A Shady US Guyanese Immigration Officer, a Green Card, and a Demand for Sex
Guyana Chronicle – March 24, 2008
By Nina Bernstein
NO problems so far, the immigration agent told the American citizen and his 22-year-old Colombian wife at her green card interview in December. After he stapled one of their wedding photos to her application for legal permanent residency, he had just one more question: What was her cell phone number?
Isaac R. Baichu, 46, an adjudicator for the United States Citizenship and Immigration Services, was arrested after he met with a green card applicant at the Flagship Restaurant, a diner in Queens. He is charged with coercing oral sex from her.
The calls from the agent started three days later. He hinted, she said, at his power to derail her life and deport her relatives, alluding to a brush she had with the law before her marriage. He summoned her to a private meeting. And at noon on Dec. 21, in a parked car on Queens Boulevard, he named his price — not realising that she was recording everything on the cell phone in her purse.
“I want sex,” he said on the recording. “One or two times. That’s all. You get your green card. You won’t have to see me anymore.”
She reluctantly agreed to a future meeting. But when she tried to leave his car, he demanded oral sex “now,” to “know that you’re serious.” And despite her protests, she said, he got his way.
The 16-minute recording, which the woman first took to The New York Times and then to the Queens District Attorney, suggests the vast power of low-level immigration law enforcers, and a growing desperation on the part of immigrants seeking legal status. The aftermath, which included the arrest of an immigration agent last week, underscores the difficulty and danger of making a complaint, even in the rare case when abuse of power may have been caught on tape.

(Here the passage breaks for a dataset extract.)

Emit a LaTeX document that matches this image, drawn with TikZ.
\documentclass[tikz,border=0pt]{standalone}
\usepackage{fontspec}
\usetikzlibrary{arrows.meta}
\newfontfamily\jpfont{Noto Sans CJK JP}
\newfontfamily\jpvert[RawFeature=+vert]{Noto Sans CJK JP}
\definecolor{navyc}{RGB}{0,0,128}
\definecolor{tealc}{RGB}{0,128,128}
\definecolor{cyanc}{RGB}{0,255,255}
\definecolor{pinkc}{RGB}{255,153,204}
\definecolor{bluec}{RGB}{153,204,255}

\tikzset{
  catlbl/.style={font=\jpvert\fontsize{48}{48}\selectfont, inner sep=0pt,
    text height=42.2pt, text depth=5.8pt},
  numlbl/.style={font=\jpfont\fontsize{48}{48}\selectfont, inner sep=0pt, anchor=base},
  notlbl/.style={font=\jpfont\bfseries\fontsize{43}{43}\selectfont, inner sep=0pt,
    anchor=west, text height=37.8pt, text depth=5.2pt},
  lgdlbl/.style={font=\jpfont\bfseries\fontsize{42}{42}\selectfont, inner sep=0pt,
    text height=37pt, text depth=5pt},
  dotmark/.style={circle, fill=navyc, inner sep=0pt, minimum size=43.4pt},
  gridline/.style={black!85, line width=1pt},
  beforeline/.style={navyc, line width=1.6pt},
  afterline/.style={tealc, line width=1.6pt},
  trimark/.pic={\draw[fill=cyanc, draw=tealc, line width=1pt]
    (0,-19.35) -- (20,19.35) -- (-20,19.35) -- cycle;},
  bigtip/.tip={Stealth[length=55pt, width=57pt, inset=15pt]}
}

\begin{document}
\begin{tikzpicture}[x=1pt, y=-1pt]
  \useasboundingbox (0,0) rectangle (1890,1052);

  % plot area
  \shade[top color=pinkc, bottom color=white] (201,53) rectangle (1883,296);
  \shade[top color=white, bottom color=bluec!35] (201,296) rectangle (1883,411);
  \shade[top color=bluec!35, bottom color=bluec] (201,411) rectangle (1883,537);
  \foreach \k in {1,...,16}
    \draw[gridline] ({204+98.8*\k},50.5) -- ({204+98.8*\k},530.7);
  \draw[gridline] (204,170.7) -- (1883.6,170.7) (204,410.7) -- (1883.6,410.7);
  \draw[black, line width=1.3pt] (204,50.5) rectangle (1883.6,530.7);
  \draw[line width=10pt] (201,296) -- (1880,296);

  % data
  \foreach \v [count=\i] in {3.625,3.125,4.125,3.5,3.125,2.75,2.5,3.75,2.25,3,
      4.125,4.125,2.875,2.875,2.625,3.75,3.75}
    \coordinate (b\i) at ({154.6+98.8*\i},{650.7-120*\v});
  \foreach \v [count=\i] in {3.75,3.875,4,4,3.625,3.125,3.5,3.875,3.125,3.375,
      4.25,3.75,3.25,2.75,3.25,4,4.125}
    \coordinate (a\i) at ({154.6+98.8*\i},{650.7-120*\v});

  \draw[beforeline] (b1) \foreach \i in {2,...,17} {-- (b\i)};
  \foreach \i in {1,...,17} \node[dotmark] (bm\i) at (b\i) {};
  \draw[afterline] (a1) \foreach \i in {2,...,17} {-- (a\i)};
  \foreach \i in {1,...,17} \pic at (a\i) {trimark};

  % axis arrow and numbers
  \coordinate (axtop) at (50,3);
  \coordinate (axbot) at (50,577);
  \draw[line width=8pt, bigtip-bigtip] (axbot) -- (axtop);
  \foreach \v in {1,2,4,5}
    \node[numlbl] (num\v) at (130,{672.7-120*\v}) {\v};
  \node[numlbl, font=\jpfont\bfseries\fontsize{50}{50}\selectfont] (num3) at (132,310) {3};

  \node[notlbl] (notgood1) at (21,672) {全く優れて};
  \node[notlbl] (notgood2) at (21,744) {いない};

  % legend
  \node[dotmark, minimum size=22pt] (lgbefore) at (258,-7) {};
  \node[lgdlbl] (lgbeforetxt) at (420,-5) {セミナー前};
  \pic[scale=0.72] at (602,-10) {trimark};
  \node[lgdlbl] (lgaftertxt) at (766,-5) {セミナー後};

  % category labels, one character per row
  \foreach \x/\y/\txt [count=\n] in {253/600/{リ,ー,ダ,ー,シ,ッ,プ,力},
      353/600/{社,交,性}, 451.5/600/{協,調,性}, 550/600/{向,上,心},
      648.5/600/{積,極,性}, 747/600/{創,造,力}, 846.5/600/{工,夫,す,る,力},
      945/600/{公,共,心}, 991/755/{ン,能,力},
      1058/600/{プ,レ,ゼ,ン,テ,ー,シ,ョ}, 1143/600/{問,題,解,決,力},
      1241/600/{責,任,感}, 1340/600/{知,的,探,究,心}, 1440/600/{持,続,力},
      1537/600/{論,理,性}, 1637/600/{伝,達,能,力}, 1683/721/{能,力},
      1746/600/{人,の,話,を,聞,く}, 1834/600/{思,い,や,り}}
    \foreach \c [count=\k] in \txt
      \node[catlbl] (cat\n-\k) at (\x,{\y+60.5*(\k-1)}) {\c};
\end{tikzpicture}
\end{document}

No one knows how widespread sexual blackmail is, but the case echoes other instances of sexual coercion that have surfaced in recent years, including agents criminally charged in Atlanta, Miami and Santa Ana, Calif. And it raises broader questions about the system’s vulnerability to corruption at a time when millions of non-citizens live in a kind of legal no-man’s land, increasingly fearful of seeking the law’s protection.

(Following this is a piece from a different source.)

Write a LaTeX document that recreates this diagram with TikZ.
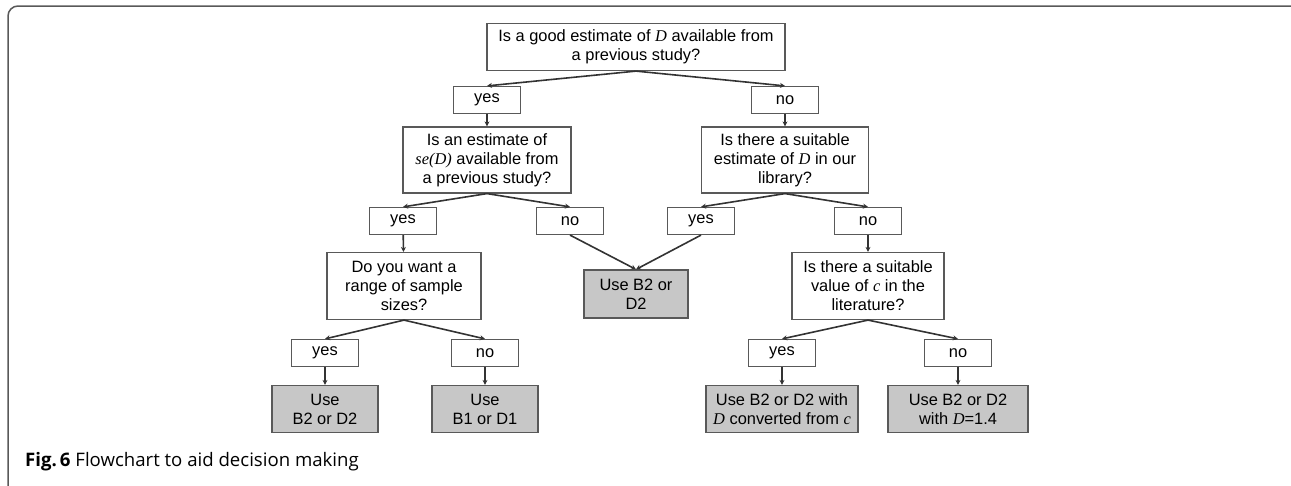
\documentclass[tikz,border=0pt]{standalone}
\usepackage{fontspec}
\setmainfont{Liberation Sans}
\newfontfamily\tms{Liberation Serif}
\newfontfamily\capfont{Open Sans}
\usetikzlibrary{arrows.meta}
\newcommand{\mi}[1]{{\tms\itshape #1}}

\begin{document}
\begin{tikzpicture}[x=1pt, y=-1pt,
    qbox/.style={draw=black!65, line width=1.2pt, fill=white, align=center, inner sep=2pt,
      font=\fontsize{16.4}{19}\selectfont},
    ans/.style={qbox, minimum width=67pt, minimum height=27pt},
    endbox/.style={qbox, fill=black!22},
    arr/.style={draw=black!80, line width=1.6pt, -{Stealth[length=5pt,width=5pt]}}]
  \useasboundingbox (0,0) rectangle (1291,485);
  \draw[black!65, line width=1.5pt, rounded corners=10pt] (1291,6) -- (8,6) -- (8,486);

  % questions
  \node[qbox, minimum width=298pt, minimum height=47pt] (q1) at (636,47) {Is a good estimate of \mi{D} available from\\a previous study?};
  \node[ans] (y1) at (487,100) {yes};
  \node[ans] (n1) at (785,100) {no};
  \node[qbox, minimum width=168pt, minimum height=66pt] (q2) at (487,160) {Is an estimate of\\\mi{se(D)} available from\\a previous study?};
  \node[qbox, minimum width=167pt, minimum height=66pt] (q3) at (785,160) {Is there a suitable\\estimate of \mi{D} in our\\library?};
  \node[ans] (y2) at (403,221) {yes};
  \node[ans] (n2) at (570,221) {no};
  \node[ans] (y3) at (701,221) {yes};
  \node[ans] (n3) at (868,221) {no};
  \node[qbox, minimum width=154pt, minimum height=67pt] (q4) at (404,286) {Do you want a\\range of sample\\sizes?};
  \node[endbox, minimum width=104pt, minimum height=48pt] (e1) at (636,294) {Use B2 or\\D2};
  \node[qbox, minimum width=152pt, minimum height=67pt] (q5) at (868,286) {Is there a suitable\\value of \mi{c} in the\\literature?};
  \node[ans] (y4) at (325,353) {yes};
  \node[ans] (n4) at (485,353) {no};
  \node[ans] (y5) at (782,353) {yes};
  \node[ans] (n5) at (958,353) {no};

  % results
  \node[endbox, minimum width=106pt, minimum height=47pt] (e2) at (325,409) {Use\\B2 or D2};
  \node[endbox, minimum width=106pt, minimum height=47pt] (e3) at (485,409) {Use\\B1 or D1};
  \node[endbox, minimum width=152pt, minimum height=47pt] (e4) at (782,409) {Use B2 or D2 with\\\mi{D} converted from \mi{c}};
  \node[endbox, minimum width=140pt, minimum height=47pt] (e5) at (958,409) {Use B2 or D2\\with \mi{D}=1.4};

  \draw[arr] (q1.south) -- (y1.north);
  \draw[arr] (q1.south) -- (n1.north);
  \draw[arr] (y1) -- (q2);
  \draw[arr] (n1) -- (q3);
  \draw[arr] (q2.south) -- (y2.north);
  \draw[arr] (q2.south) -- (n2.north);
  \draw[arr] (q3.south) -- (y3.north);
  \draw[arr] (q3.south) -- (n3.north);
  \draw[arr] (y2) -- (q4);
  \draw[arr] (n2.south) -- (e1.north);
  \draw[arr] (y3.south) -- (e1.north);
  \draw[arr] (n3) -- (q5);
  \draw[arr] (q4.south) -- (y4.north);
  \draw[arr] (q4.south) -- (n4.north);
  \draw[arr] (q5.south) -- (y5.north);
  \draw[arr] (q5.south) -- (n5.north);
  \draw[arr] (y4) -- (e2);
  \draw[arr] (n4) -- (e3);
  \draw[arr] (y5) -- (e4);
  \draw[arr] (n5) -- (e5);

  \node[anchor=west, inner sep=0pt, font=\capfont\fontsize{18.6}{22}\selectfont] (cap) at (25,462)
    {\textbf{Fig.\,6} Flowchart to aid decision making};
\end{tikzpicture}
\end{document}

The agent arrested last week, Isaac R. Baichu, 46, himself an immigrant from Guyana, handled some 8,000 green card applications during his three years as an adjudicator in the Garden City, N.Y., office of United States Citizenship and Immigration Services, part of the federal Department of Homeland Security. He pleaded not guilty to felony and misdemeanor charges of coercing the young woman to perform oral sex, and of promising to help her secure immigration papers in exchange for further sexual favours. If convicted, he will face up to seven years in prison.
His agency has suspended him with pay, and the inspector general of Homeland Security is reviewing his other cases, a spokesman said Wednesday.
Prosecutors, who say they recorded a meeting between Mr. Baichu and the woman on March 11 at which he made similar demands for sex, urge any other victims to come forward.
Money, not sex, is the more common currency of corruption in immigration, but according to Congressional testimony in 2006 by Michael Maxwell, former director of the agency’s internal investigations, more than 3,000 backlogged complaints of employee misconduct had gone uninvestigated for lack of staff, including 528 involving criminal allegations.
The agency says it has tripled its investigative staff since then, and counts only 165 serious complaints pending. But it stopped posting an e-mail address and phone number for such complaints last year, said Jan Lane, chief of security and integrity, because it lacks the staff to cull the thousands of mostly irrelevant messages that resulted. Immigrants, she advised, should report wrongdoing to any law enforcement agency they trust.
The young woman in Queens, whose name is being withheld because the authorities consider her the victim of a sex crime, did not even tell her husband what had happened. Two weeks after the meeting in the car, finding no way to make a confidential complaint to the immigration agency and afraid to go to the police, she and two older female relatives took the recording to The Times.
Reasons to Worry
A slim, shy woman who looks like a teenager, she said she had spent recent months baby-sitting for relatives in Queens, crying over the deaths of her two brothers back in Cali, Colombia, and longing for the right stamp in her passport — one that would let her return to the United States if she visited her family.